=== EXERCISE INSTRUCTIONS ===
Give all the lines below again, exactly, with no pictures.

=== DATASET CONTENT ===
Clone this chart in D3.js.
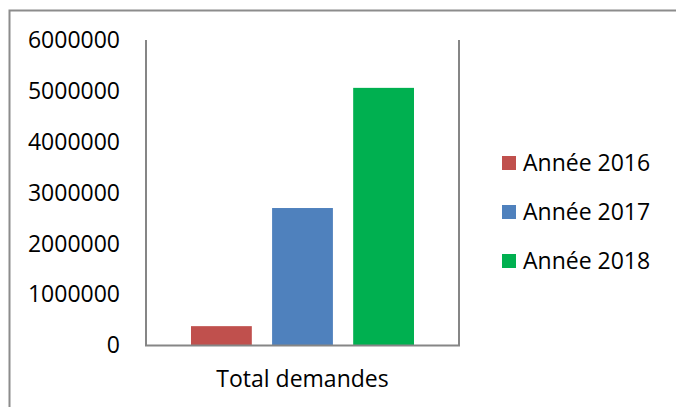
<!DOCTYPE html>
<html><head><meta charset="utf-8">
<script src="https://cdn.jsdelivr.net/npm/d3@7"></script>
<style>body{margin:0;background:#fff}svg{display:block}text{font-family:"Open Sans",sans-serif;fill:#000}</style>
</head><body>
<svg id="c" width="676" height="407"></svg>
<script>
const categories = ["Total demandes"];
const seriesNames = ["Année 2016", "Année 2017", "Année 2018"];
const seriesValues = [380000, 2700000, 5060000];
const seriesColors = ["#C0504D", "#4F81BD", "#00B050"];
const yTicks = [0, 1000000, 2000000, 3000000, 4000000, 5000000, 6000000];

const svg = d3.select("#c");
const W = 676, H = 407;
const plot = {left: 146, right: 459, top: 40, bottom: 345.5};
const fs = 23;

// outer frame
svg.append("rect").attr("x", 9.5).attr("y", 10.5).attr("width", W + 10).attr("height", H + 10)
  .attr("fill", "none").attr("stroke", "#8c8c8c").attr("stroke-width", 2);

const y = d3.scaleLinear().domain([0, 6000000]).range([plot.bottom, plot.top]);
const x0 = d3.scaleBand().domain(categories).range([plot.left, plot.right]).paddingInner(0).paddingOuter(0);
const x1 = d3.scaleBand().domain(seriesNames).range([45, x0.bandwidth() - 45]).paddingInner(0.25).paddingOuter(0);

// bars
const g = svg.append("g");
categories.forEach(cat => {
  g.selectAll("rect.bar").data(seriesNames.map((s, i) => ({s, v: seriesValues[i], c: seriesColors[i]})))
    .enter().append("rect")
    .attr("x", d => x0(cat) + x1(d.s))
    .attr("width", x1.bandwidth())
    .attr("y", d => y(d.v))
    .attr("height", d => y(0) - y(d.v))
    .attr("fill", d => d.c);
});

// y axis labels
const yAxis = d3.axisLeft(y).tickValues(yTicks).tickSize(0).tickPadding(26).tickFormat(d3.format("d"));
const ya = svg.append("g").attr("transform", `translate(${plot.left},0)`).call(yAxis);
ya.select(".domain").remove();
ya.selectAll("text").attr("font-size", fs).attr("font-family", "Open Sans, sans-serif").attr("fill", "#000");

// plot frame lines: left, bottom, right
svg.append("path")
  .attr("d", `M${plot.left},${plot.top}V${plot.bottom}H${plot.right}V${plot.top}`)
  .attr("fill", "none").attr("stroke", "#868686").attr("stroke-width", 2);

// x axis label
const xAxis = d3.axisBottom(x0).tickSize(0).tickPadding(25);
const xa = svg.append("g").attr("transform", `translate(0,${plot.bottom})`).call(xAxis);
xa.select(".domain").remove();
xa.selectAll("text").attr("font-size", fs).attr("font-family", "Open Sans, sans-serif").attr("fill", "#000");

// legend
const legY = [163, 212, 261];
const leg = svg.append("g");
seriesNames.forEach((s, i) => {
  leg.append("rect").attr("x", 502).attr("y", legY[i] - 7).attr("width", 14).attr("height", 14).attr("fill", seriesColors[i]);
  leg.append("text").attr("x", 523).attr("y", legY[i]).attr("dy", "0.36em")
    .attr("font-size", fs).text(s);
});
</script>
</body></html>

=== EXPECTED ANSWER ===
Clone this chart in D3.js.
<!DOCTYPE html>
<html><head><meta charset="utf-8">
<script src="https://cdn.jsdelivr.net/npm/d3@7"></script>
<style>body{margin:0;background:#fff}svg{display:block}text{font-family:"Open Sans",sans-serif;fill:#000}</style>
</head><body>
<svg id="c" width="676" height="407"></svg>
<script>
const categories = ["Total demandes"];
const seriesNames = ["Année 2016", "Année 2017", "Année 2018"];
const seriesValues = [380000, 2700000, 5060000];
const seriesColors = ["#C0504D", "#4F81BD", "#00B050"];
const yTicks = [0, 1000000, 2000000, 3000000, 4000000, 5000000, 6000000];

const svg = d3.select("#c");
const W = 676, H = 407;
const plot = {left: 146, right: 459, top: 40, bottom: 345.5};
const fs = 23;

// outer frame
svg.append("rect").attr("x", 9.5).attr("y", 10.5).attr("width", W + 10).attr("height", H + 10)
  .attr("fill", "none").attr("stroke", "#8c8c8c").attr("stroke-width", 2);

const y = d3.scaleLinear().domain([0, 6000000]).range([plot.bottom, plot.top]);
const x0 = d3.scaleBand().domain(categories).range([plot.left, plot.right]).paddingInner(0).paddingOuter(0);
const x1 = d3.scaleBand().domain(seriesNames).range([45, x0.bandwidth() - 45]).paddingInner(0.25).paddingOuter(0);

// bars
const g = svg.append("g");
categories.forEach(cat => {
  g.selectAll("rect.bar").data(seriesNames.map((s, i) => ({s, v: seriesValues[i], c: seriesColors[i]})))
    .enter().append("rect")
    .attr("x", d => x0(cat) + x1(d.s))
    .attr("width", x1.bandwidth())
    .attr("y", d => y(d.v))
    .attr("height", d => y(0) - y(d.v))
    .attr("fill", d => d.c);
});

// y axis labels
const yAxis = d3.axisLeft(y).tickValues(yTicks).tickSize(0).tickPadding(26).tickFormat(d3.format("d"));
const ya = svg.append("g").attr("transform", `translate(${plot.left},0)`).call(yAxis);
ya.select(".domain").remove();
ya.selectAll("text").attr("font-size", fs).attr("font-family", "Open Sans, sans-serif").attr("fill", "#000");

// plot frame lines: left, bottom, right
svg.append("path")
  .attr("d", `M${plot.left},${plot.top}V${plot.bottom}H${plot.right}V${plot.top}`)
  .attr("fill", "none").attr("stroke", "#868686").attr("stroke-width", 2);

// x axis label
const xAxis = d3.axisBottom(x0).tickSize(0).tickPadding(25);
const xa = svg.append("g").attr("transform", `translate(0,${plot.bottom})`).call(xAxis);
xa.select(".domain").remove();
xa.selectAll("text").attr("font-size", fs).attr("font-family", "Open Sans, sans-serif").attr("fill", "#000");

// legend
const legY = [163, 212, 261];
const leg = svg.append("g");
seriesNames.forEach((s, i) => {
  leg.append("rect").attr("x", 502).attr("y", legY[i] - 7).attr("width", 14).attr("height", 14).attr("fill", seriesColors[i]);
  leg.append("text").attr("x", 523).attr("y", legY[i]).attr("dy", "0.36em")
    .attr("font-size", fs).text(s);
});
</script>
</body></html>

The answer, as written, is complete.